Alcohol and Fertility

It's hard to reconcile a drunken all-nighter and subsequent pregnancy with the knowledge that alcohol consumption interferes with fertility. However, whether you understand it or not, the fact of the matter is that alcohol does affect fertility - in both men and women. One of the very sad results of alcohol abuse during pregnancy can be seen in children with fetal alcohol syndrome born to mothers who drank throughout their pregnancies.

Many men and women think that a few drinks won't hurt - and, if they can keep it to "just a little bit," it probably wouldn't be so bad. However, the reality is that most people can't manage to keep consumption down and end up drinking far more than they think they do. The end result is damage that may not be reversible.

Alcohol Interferes with Male Fertility

Alcohol can make conception problematic. It impairs sexual function, especially for men, and interferes with ovulation and menstruation for women. It can reduce fertility by half, and the more one drinks, the more problems there are with conception. One study showed that women who drank less than five glasses of wine per week were twice as likely to become pregnant within six months as those who drank more.

Sperm count is noticeably lower in men who drink and long-term alcohol consumption leads to permanent fertility damage in men.

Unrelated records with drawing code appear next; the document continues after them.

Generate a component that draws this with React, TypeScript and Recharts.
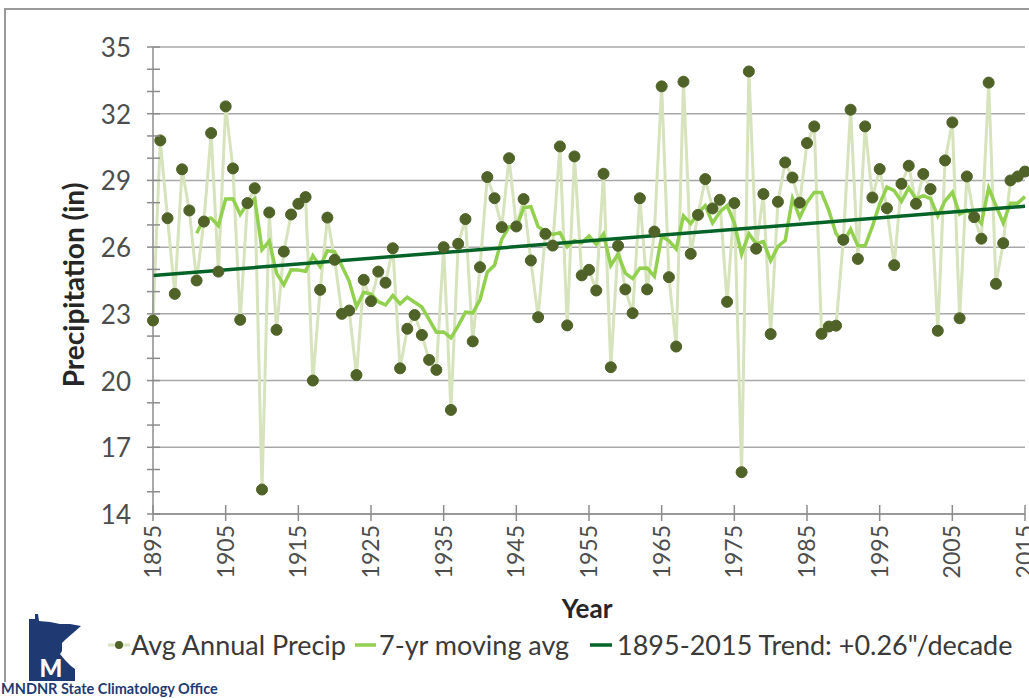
import React from 'react';
import { LineChart, Line, XAxis, YAxis, CartesianGrid, Legend } from 'recharts';

const FONT = 'Lato, "Noto Sans", sans-serif';
const DOT = '#4f6228';
const LIGHT = '#d6e3bc';
const AVG = '#92d050';
const TREND = '#056327';

const firstYear = 1895;

// Minnesota annual precipitation (in), 1895 through 2015
const annualPrecip = [
  22.7, 30.8, 27.3, 23.9, 29.5, 27.65, 24.5, 27.15, 31.13, 24.9,
  32.33, 29.54, 22.73, 27.98, 28.65, 15.1, 27.56, 22.28, 25.8, 27.47,
  27.95, 28.25, 20.0, 24.08, 27.33, 25.43, 23.0, 23.15, 20.25, 24.53,
  23.57, 24.9, 24.4, 25.95, 20.55, 22.33, 22.95, 22.05, 20.93, 20.48,
  26.0, 18.68, 26.15, 27.26, 21.76, 25.1, 29.15, 28.2, 26.9, 30.0,
  26.93, 28.16, 25.4, 22.85, 26.6, 26.07, 30.53, 22.48, 30.08, 24.73,
  24.98, 24.05, 29.3, 20.6, 26.06, 24.1, 23.03, 28.2, 24.1, 26.7,
  33.23, 24.65, 21.53, 33.44, 25.7, 27.45, 29.06, 27.74, 28.13, 23.54,
  27.98, 15.88, 33.9, 25.93, 28.39, 22.09, 28.04, 29.81, 29.13, 28.0,
  30.68, 31.43, 22.1, 22.43, 22.47, 26.33, 32.18, 25.47, 31.43, 28.23,
  29.51, 27.75, 25.19, 28.85, 29.66, 27.95, 29.29, 28.61, 22.24, 29.9,
  31.61, 22.8, 29.18, 27.35, 26.38, 33.4, 24.35, 26.18, 29.0, 29.18,
  29.4,
];

// linear trend end points as drawn (+0.26"/decade)
const trendYears = [1895, 2015];
const trendValues = [24.72, 27.84];

const xTicks = [1895, 1905, 1915, 1925, 1935, 1945, 1955, 1965, 1975, 1985, 1995, 2005, 2015];
const yMajorTicks = [14, 17, 20, 23, 26, 29, 32, 35];
const yMinorTicks = [14, 15, 16, 17, 18, 19, 20, 21, 22, 23, 24, 25, 26, 27, 28, 29, 30, 31, 32, 33, 34, 35];

const legendLabels = ['Avg Annual Precip', '7-yr moving avg', '1895-2015 Trend: +0.26"/decade'];

// 7-yr trailing mean, as named in the legend
const rows = annualPrecip.map((p, i) => {
  const win = i >= 6 ? annualPrecip.slice(i - 6, i + 1) : null;
  return {
    year: firstYear + i,
    precip: p,
    avg7: win ? win.reduce((s, v) => s + v, 0) / 7 : null,
  };
});

const trendRows = trendYears.map((year, i) => ({ year, trend: trendValues[i] }));

const YTick = (props: any) => {
  const { x, y, payload } = props;
  const major = yMajorTicks.includes(payload.value);
  return (
    <g>
      <line x1={x - 6} x2={x + 7} y1={y} y2={y} stroke="#8c8c8c" strokeWidth={1.5} />
      {major && (
        <text x={x - 22} y={y} textAnchor="end" dominantBaseline="central" fontFamily={FONT} fontSize={26} fill="#4d4d4d">
          {payload.value}
        </text>
      )}
    </g>
  );
};

const XTick = (props: any) => {
  const { x, y, payload } = props;
  return (
    <g>
      <line x1={x} x2={x} y1={y - 9} y2={y + 7} stroke="#8c8c8c" strokeWidth={1.5} />
      <text
        transform={`translate(${x},${y + 11}) rotate(-90)`}
        textAnchor="end"
        dy="0.35em"
        fontFamily={FONT}
        fontSize={23}
        fill="#4d4d4d"
      >
        {payload.value}
      </text>
    </g>
  );
};

const LegendRow = () => (
  <div style={{ position: 'relative', width: 1029, height: 40, fontFamily: FONT, fontSize: 27, color: '#3a3a3a' }}>
    <svg style={{ position: 'absolute', left: 108, top: 14 }} width={22} height={12}>
      <line x1={0} x2={22} y1={6} y2={6} stroke={LIGHT} strokeWidth={3} />
      <circle cx={11} cy={6} r={4} fill={DOT} />
    </svg>
    <span style={{ position: 'absolute', left: 131, top: 0, lineHeight: '40px', whiteSpace: 'nowrap' }}>{legendLabels[0]}</span>
    <svg style={{ position: 'absolute', left: 355, top: 14 }} width={21} height={12}>
      <line x1={0} x2={21} y1={6} y2={6} stroke={AVG} strokeWidth={3.5} />
    </svg>
    <span style={{ position: 'absolute', left: 379, top: 0, lineHeight: '40px', whiteSpace: 'nowrap' }}>{legendLabels[1]}</span>
    <svg style={{ position: 'absolute', left: 590, top: 14 }} width={22} height={12}>
      <line x1={0} x2={22} y1={6} y2={6} stroke={TREND} strokeWidth={3.5} />
    </svg>
    <span style={{ position: 'absolute', left: 617, top: 0, lineHeight: '40px', whiteSpace: 'nowrap' }}>{legendLabels[2]}</span>
  </div>
);

const Logo = () => (
  <svg style={{ position: 'absolute', left: 26, top: 613 }} width={58} height={68}>
    <path
      d="M3,6 L9,6 L9,1 L12,1 L13,8 L24,9 L34,11 L44,11 L55,13 L39,27 L36,30 L36,38 L34,41 L39,47 L45,53 L49,56 L49,68 L3,68 Z"
      fill="#1f3a73"
    />
    <text x={25} y={64} textAnchor="middle" fontFamily={FONT} fontWeight={900} fontSize={24} fill="#ffffff">
      M
    </text>
  </svg>
);

export default function App() {
  return (
    <div style={{ position: 'absolute', left: 0, top: 0, width: 1029, height: 698, background: '#fff', overflow: 'hidden' }}>
      <div
        style={{
          position: 'absolute',
          left: 4,
          top: 8,
          width: 1100,
          height: 672,
          borderLeft: '2px solid #9a9a9a',
          borderTop: '2px solid #9a9a9a',
        }}
      />
      <LineChart width={1029} height={698} data={rows} margin={{ top: 47, right: 4, left: 0, bottom: 0 }}>
        <CartesianGrid vertical={false} horizontalValues={yMajorTicks} stroke="#a8a8a8" strokeWidth={1.5} />
        <XAxis
          dataKey="year"
          type="number"
          domain={[1895, 2015]}
          ticks={xTicks}
          interval={0}
          height={184}
          tickSize={0}
          tickMargin={0}
          tick={<XTick />}
          axisLine={{ stroke: '#8c8c8c', strokeWidth: 1.5 }}
          label={{
            content: (p: any) => {
              const vb = p.viewBox || { x: 153, width: 872 };
              return (
                <text x={vb.x + vb.width / 2 - 2} y={608} textAnchor="middle" dominantBaseline="central" fontFamily={FONT} fontWeight={700} fontSize={26} fill="#262626">
                  Year
                </text>
              );
            },
          }}
        />
        <YAxis
          type="number"
          domain={[14, 35]}
          ticks={yMinorTicks}
          interval={0}
          width={153}
          tickSize={0}
          tickMargin={0}
          tick={<YTick />}
          axisLine={{ stroke: '#8c8c8c', strokeWidth: 1.5 }}
          label={{
            content: () => (
              <text transform="translate(73,285) rotate(-90)" textAnchor="middle" dominantBaseline="central" fontFamily={FONT} fontWeight={700} fontSize={28} fill="#262626">
                Precipitation (in)
              </text>
            ),
          }}
        />
        <Line
          dataKey="precip"
          stroke={LIGHT}
          strokeWidth={3}
          dot={{ r: 5.5, fill: DOT, stroke: DOT, strokeWidth: 1 }}
          activeDot={false}
          isAnimationActive={false}
        />
        <Line dataKey="avg7" stroke={AVG} strokeWidth={3.5} dot={false} activeDot={false} isAnimationActive={false} />
        <Line data={trendRows} dataKey="trend" stroke={TREND} strokeWidth={3.5} dot={false} activeDot={false} isAnimationActive={false} />
        <Legend
          layout="vertical"
          align="center"
          verticalAlign="middle"
          wrapperStyle={{ left: 0, top: 625, width: 1029, height: 40 }}
          content={() => <LegendRow />}
        />
      </LineChart>
      <Logo />
      <div
        style={{
          position: 'absolute',
          left: 1,
          top: 681,
          fontFamily: FONT,
          fontWeight: 700,
          fontSize: 14.5,
          lineHeight: '15px',
          color: '#1f3a73',
          whiteSpace: 'nowrap',
        }}
      >
        MNDNR State Climatology Office
      </div>
    </div>
  );
}
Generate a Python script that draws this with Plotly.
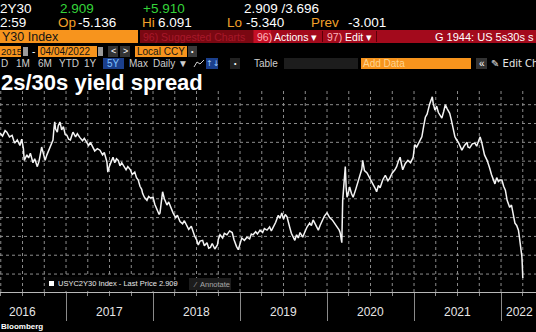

· Abnormal sperm and low motility (movement) are common effects of alcohol on sperm.

· Absorption of important minerals, like zinc, is inhibited with alcohol consumption and hormone levels are seriously affected.

· Abnormal liver function usually accompanies heavy drinking in either sex, but with men it causes a rise in estrogen, which affects sperm production as well as male hormone levels.

· The sperm generating cells of the testis are killed off by the toxins created in the body by alcohol.

· Alcohol reduces libido and can cause impotence.

Female Fertility Adversely Affected by Alcohol

The chances of conception for women are dramatically affected by alcohol. Alcohol abuse is associated with a variety of issues that contribute to infertility. Hypothalamic-pituitary-ovarian dysfunction that is consistent with drinking results in:

· amenorrhea, or the absence of menstruation

· anovulation, or the lack of ovulation

· luteal phase defect, resulting in the abnormal development of the uterine lining

· hyperprolactinemia, high levels of the hormone prolactin that can lead to infertility

Dr. Anthony Rutherford, a consultant in reproductive medicine and Chairman of the British Fertility Society says, "There is a link between drinking and fertility, although exactly how alcohol makes women less fertile isn't understood clearly. Many studies have shown that even drinking lightly can have an effect."

 

Alcohol Seriously Affects Unborn Babies

Women provide the environment for a baby to grow and develop, so it follows that alcohol consumption will have a profound effect upon that environment. Heavy alcohol consumption puts the baby at extreme risk for a number of serious problems, including miscarriage. Prenatal alcohol exposure is the cause of fetal alcohol syndrome (FAS). FAS is characterized by the following symptoms:

· low birth weight

· growth deficiency

· mental retardation

· behavioral disturbances

· atypical heart-shaped facial appearance

· congenital heart defects

· brain anomalies

Drinking while pregnant is the leading cause of mental retardation in babies.

The Chief Medical Officer for England and Wales recommends that, "as a general rule, pregnant women or women trying to conceive should avoid drinking alcohol. If they do choose to drink, to protect the baby they should not drink more than one or two units of alcohol once or twice a week and should not get drunk."

This advice is aimed at women who become pregnant and is designed to protect the fetus. Drinking more than the recommended two to three units of alcohol in the early stages of pregnancy has been proven to affect the baby's development.

Stop Drinking Alcohol to Preserve Fertility

Considering all the negative factors that surround drinking alcohol while trying to conceive, or when pregnant, the best course of action for both prospective parents could well be to stop drinking entirely.

There are many factors that affect conception and set the stage for infertility. Alcohol affects men and women alike and will make conception difficult, and in some cases, impossible without help. A healthy lifestyle is important to fertility and pregnancy.